─── RECORDS PROVIDED
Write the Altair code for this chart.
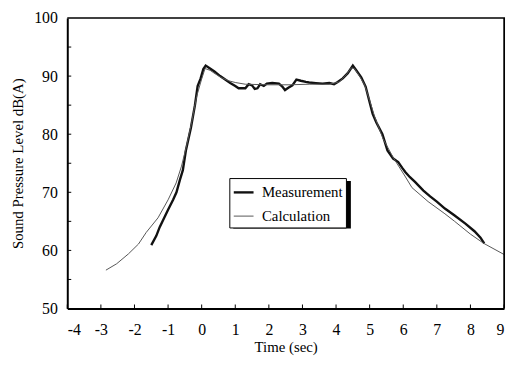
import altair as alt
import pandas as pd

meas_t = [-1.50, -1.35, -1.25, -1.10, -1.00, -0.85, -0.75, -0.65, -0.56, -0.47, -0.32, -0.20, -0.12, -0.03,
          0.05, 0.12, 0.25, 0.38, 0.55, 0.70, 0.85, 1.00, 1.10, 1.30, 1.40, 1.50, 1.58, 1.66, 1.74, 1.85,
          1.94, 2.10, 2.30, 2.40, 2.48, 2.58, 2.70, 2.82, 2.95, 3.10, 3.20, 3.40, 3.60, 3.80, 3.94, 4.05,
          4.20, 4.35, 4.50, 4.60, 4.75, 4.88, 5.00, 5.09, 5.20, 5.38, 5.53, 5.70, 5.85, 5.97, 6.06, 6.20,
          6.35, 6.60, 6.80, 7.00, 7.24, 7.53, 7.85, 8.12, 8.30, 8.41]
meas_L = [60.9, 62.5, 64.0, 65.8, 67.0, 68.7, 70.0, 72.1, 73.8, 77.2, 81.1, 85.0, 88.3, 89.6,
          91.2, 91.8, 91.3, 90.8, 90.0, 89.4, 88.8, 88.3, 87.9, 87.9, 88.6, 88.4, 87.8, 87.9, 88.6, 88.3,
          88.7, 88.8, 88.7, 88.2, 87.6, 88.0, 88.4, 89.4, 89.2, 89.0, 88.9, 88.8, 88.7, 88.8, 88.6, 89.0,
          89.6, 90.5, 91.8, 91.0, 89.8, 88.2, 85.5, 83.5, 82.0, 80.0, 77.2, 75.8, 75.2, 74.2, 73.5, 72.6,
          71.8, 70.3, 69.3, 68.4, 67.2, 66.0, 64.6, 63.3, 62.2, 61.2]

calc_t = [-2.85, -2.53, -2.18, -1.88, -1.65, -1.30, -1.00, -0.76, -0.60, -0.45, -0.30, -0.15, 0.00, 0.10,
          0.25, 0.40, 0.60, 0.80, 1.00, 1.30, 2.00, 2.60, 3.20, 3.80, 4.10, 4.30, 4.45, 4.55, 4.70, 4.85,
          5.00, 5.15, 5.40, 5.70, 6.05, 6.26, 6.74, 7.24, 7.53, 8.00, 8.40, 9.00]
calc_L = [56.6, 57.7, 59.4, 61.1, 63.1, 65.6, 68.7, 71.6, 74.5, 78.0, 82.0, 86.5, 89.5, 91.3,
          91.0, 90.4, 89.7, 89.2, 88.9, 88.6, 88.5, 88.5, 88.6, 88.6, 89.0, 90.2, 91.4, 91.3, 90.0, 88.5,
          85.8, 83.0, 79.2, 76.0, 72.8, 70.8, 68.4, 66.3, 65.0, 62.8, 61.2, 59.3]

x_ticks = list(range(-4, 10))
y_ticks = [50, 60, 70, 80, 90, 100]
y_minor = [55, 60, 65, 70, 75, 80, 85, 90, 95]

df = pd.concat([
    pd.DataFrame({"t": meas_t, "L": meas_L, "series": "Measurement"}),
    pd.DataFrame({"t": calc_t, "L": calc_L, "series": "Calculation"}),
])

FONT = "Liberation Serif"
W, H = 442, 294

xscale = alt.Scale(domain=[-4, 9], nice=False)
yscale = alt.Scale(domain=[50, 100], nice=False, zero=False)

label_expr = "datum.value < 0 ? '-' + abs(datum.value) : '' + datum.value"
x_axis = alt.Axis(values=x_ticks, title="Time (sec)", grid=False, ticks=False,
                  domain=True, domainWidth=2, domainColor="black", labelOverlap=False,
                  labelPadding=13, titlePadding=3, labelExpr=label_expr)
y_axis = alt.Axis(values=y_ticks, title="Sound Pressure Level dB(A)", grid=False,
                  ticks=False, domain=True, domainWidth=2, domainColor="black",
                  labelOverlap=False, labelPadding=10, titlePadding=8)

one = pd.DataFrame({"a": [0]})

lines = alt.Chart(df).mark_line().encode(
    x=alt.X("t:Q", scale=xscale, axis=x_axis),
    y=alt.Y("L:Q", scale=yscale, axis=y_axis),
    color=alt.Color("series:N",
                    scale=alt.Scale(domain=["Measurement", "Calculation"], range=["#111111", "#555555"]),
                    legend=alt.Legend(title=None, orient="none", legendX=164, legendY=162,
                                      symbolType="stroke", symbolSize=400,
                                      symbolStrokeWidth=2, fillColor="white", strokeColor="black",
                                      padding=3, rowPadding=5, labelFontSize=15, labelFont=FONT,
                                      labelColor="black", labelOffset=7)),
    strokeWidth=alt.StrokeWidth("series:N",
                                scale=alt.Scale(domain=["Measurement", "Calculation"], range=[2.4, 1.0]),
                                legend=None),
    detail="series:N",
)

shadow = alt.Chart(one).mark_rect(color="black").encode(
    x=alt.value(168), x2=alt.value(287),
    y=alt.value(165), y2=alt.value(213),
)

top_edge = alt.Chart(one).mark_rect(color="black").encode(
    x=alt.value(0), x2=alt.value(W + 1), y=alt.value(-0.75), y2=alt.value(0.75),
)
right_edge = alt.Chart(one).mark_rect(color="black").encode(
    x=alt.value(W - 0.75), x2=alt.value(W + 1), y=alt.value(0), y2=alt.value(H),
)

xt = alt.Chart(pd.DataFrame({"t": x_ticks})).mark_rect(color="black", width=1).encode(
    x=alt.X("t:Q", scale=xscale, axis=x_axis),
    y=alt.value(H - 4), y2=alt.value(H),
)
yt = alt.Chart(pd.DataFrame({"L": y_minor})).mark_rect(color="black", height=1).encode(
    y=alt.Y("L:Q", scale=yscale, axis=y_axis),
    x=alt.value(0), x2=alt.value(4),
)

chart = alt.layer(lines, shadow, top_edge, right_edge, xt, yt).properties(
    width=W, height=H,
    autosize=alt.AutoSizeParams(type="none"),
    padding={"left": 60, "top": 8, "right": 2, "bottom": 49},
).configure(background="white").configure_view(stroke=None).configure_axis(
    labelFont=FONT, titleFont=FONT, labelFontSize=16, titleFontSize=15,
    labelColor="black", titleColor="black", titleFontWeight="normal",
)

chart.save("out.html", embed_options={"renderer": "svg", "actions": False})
──────
─── RECORDS PROVIDED
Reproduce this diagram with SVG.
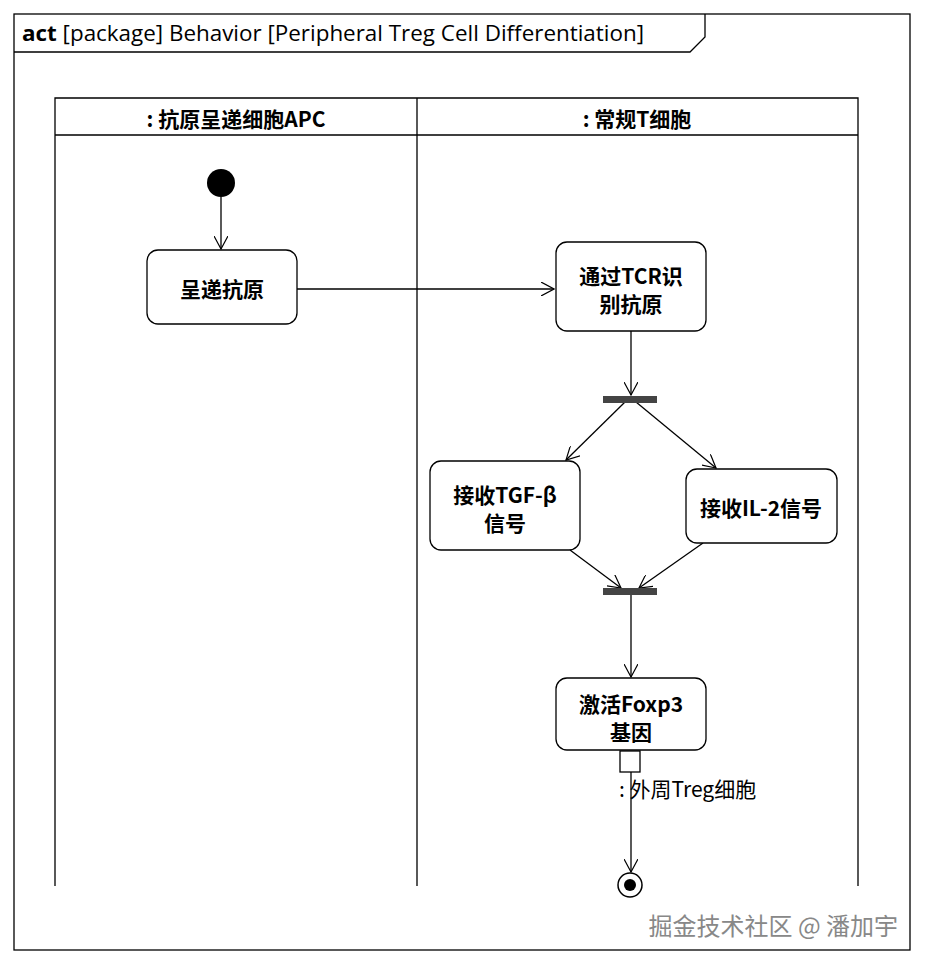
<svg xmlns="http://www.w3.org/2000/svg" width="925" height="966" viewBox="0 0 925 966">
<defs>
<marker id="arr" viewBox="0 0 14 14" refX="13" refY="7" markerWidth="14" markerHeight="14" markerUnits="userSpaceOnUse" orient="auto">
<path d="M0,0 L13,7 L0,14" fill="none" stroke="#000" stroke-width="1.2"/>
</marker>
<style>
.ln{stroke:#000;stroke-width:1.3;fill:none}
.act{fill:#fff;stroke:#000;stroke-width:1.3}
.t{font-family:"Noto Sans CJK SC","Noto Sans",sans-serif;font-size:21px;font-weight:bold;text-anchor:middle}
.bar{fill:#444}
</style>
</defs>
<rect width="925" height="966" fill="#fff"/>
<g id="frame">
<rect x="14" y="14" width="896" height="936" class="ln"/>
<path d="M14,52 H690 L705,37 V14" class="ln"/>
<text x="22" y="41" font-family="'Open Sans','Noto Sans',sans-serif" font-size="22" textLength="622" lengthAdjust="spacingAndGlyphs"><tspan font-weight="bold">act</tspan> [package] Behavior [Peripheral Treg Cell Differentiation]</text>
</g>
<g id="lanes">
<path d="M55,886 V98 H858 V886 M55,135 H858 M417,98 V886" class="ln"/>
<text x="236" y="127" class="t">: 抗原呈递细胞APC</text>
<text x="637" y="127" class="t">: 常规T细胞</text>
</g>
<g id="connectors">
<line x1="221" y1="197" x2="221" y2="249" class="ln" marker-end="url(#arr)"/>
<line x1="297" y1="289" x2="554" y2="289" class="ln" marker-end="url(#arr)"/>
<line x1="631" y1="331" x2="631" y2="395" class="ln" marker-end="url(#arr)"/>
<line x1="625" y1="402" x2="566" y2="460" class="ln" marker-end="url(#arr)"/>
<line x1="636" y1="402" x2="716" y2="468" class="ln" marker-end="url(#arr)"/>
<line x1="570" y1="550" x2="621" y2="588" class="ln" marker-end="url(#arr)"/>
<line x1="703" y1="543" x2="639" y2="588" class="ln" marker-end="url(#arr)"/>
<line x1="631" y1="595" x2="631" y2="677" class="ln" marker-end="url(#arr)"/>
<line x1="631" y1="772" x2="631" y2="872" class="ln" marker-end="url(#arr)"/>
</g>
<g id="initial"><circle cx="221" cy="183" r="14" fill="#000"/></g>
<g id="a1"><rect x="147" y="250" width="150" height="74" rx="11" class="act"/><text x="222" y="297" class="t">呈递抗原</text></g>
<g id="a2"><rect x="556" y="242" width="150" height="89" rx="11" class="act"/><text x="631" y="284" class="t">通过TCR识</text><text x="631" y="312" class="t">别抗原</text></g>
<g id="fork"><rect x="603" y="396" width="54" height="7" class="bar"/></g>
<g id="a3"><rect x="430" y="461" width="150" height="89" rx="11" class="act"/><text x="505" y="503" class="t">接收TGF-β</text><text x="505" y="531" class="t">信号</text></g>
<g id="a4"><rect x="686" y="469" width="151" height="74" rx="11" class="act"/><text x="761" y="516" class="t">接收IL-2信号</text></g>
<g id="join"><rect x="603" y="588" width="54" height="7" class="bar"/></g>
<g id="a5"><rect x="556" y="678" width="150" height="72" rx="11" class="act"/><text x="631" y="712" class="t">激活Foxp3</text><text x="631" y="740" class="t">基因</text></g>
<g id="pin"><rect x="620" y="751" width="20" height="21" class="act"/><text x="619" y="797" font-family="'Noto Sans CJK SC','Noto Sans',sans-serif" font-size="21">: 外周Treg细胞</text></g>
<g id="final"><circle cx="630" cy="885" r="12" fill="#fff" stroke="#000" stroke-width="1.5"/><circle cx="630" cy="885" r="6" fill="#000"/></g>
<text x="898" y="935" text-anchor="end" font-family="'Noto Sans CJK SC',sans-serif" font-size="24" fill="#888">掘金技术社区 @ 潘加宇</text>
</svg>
──────
Working from the entries above, reproduce exactly and only the lines beginning with the line that has "Write the Altair code for this chart." and ending with the line that has "import pandas as pd"; omit all pictures.

THE OUTPUT
Write the Altair code for this chart.
import altair as alt
import pandas as pd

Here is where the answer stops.